Estamos metidos en un líquido burbujeante, en una inmensa caldera hirviente que produce burbujas sin parar: inmobiliarias, financieras, bancarias, crediticias, especulativas, las cuales estallan de vez en cuanto provocando ruina. Concedemos poca atención, sin embargo, a una de las más grandes burbujas que hemos sido capaces de crear y que nadie se atreve a pinchar: la burbuja jurídica, es decir, la proliferación de normas, regulaciones, leyes, resoluciones y, en general, todo lo relativo a esa segunda piel que recubre el acontecer social con la unción del Derecho.

Si hay algo que sirve para identificar el galimatías en que se han convertido las sociedades actuales es el exceso de regulación jurídica. Como todo exceso, o hiperinflación, la consecuencia primera es la devaluación del valor del Derecho, de igual manera que un exceso de moneda en circulación devalúa el precio del dinero. Miles, cientos de miles, millones tal vez de normas de todo tipo y condición se arrojan al espacio social con la furia de volcanes en erupción.

Contar y pesar las regulaciones existentes en un Estado como el español nos llevaría meses. Leer y entender lo que dicen nos llevaría toda una vida y nos faltaría tiempo. No obstante ello, lejos de aflojar el ritmo de ese frenesí, por las bocas abiertas de las asambleas que legislan y de otras autoridades fluye incesantemente una masa gelatinosa de normas y preceptos, medidas y prohibiciones, hasta llegar a la asfixia.

Tácito dijo que el exceso de leyes corrompe la República; pero no sólo eso, se podría añadir, sino que la marabunta legal que nos rodea abona el terreno para que la corrupción pública y privada se expanda en todas direcciones, rebasando las fronteras del Estado.

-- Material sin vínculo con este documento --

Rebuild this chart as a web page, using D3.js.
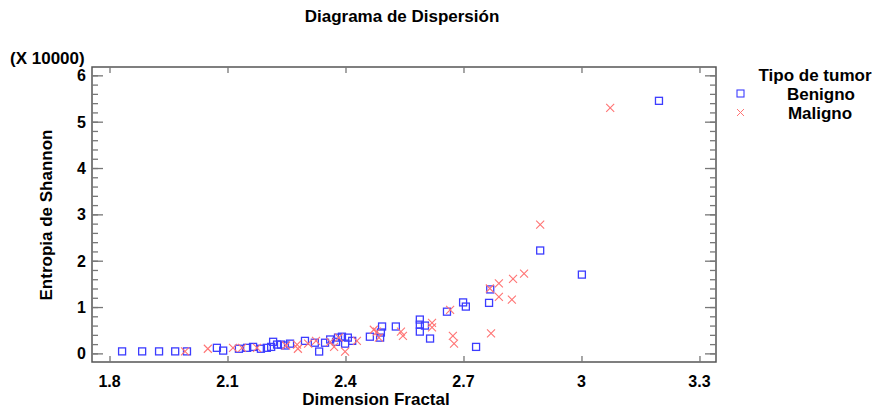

Se dirá que este paisaje preñado de regulaciones, que casi hay que ir apartando con el pie, se corresponde con una forma compleja de Estado que, a su vez, se reviste (quizás se oculta) con una capa gruesa de normas que vienen a concretar los valores, principios y derechos por los cuales el Estado se legitima. Y así es ciertamente, o debería ser. Pero se olvida que tal situación, próxima al caos, lejos de servir de garantía de derechos e instituciones, es la jungla propicia para que los grandes predadores se salgan con la suya. Dicho de otro modo: un exceso de regulación es una forma de desregulación.

No nos paramos a pensar en las consecuencias de este tumor, entre las cuales cabe destacar la ineficacia que resulta del funcionamiento del sistema así como la inseguridad que éste genera, por no extendernos en la perplejidad que causa en la gente común y corriente. Se comprenden así las vacilaciones de los tribunales al tener que operar con un rompecabezas de disposiciones que, más que a una pirámide de normas ordenadas en perfecta geometría, se asemeja a esas ciudades oníricas y decadentes, pintadas por Paul Klee, en las que se mezclan elementos dispares, espacios ruinosos y laberínticos, escaleras abortadas, muros imposibles, techos agujereados y pasillos olvidados que no van a ninguna parte.

La esfera jurídica -como se suele denominar a este enjambre sin reina- se ha convertido con el tiempo en una gran burbuja donde los diferentes poderes viven aislados del mundo real.

Por una parte, hay una amalgama de medidas, reglamentos, distinciones, prohibiciones, especificaciones, estatutos y regulaciones del más diverso tenor que comprimen hasta la extenuación todos los aspectos de la vida, desde la doméstica hasta la laboral; todas las actividades, desde las lúdicas hasta las profesionales, así como la sexualidad y el amor, los desplazamientos, los placeres, la formación, el trabajo, la marcha de las empresas, de las familias y el cuidado de los hijos.

Por otra, sin embargo, lo que de verdad debería regularse no se hace, de modo que quedan libres de este vínculo los que, en abuso de su libertad, provocan las otras burbujas anteriormente citadas que, al estallar, arruinan el porvenir.

Parece una contradicción pero está muy claro.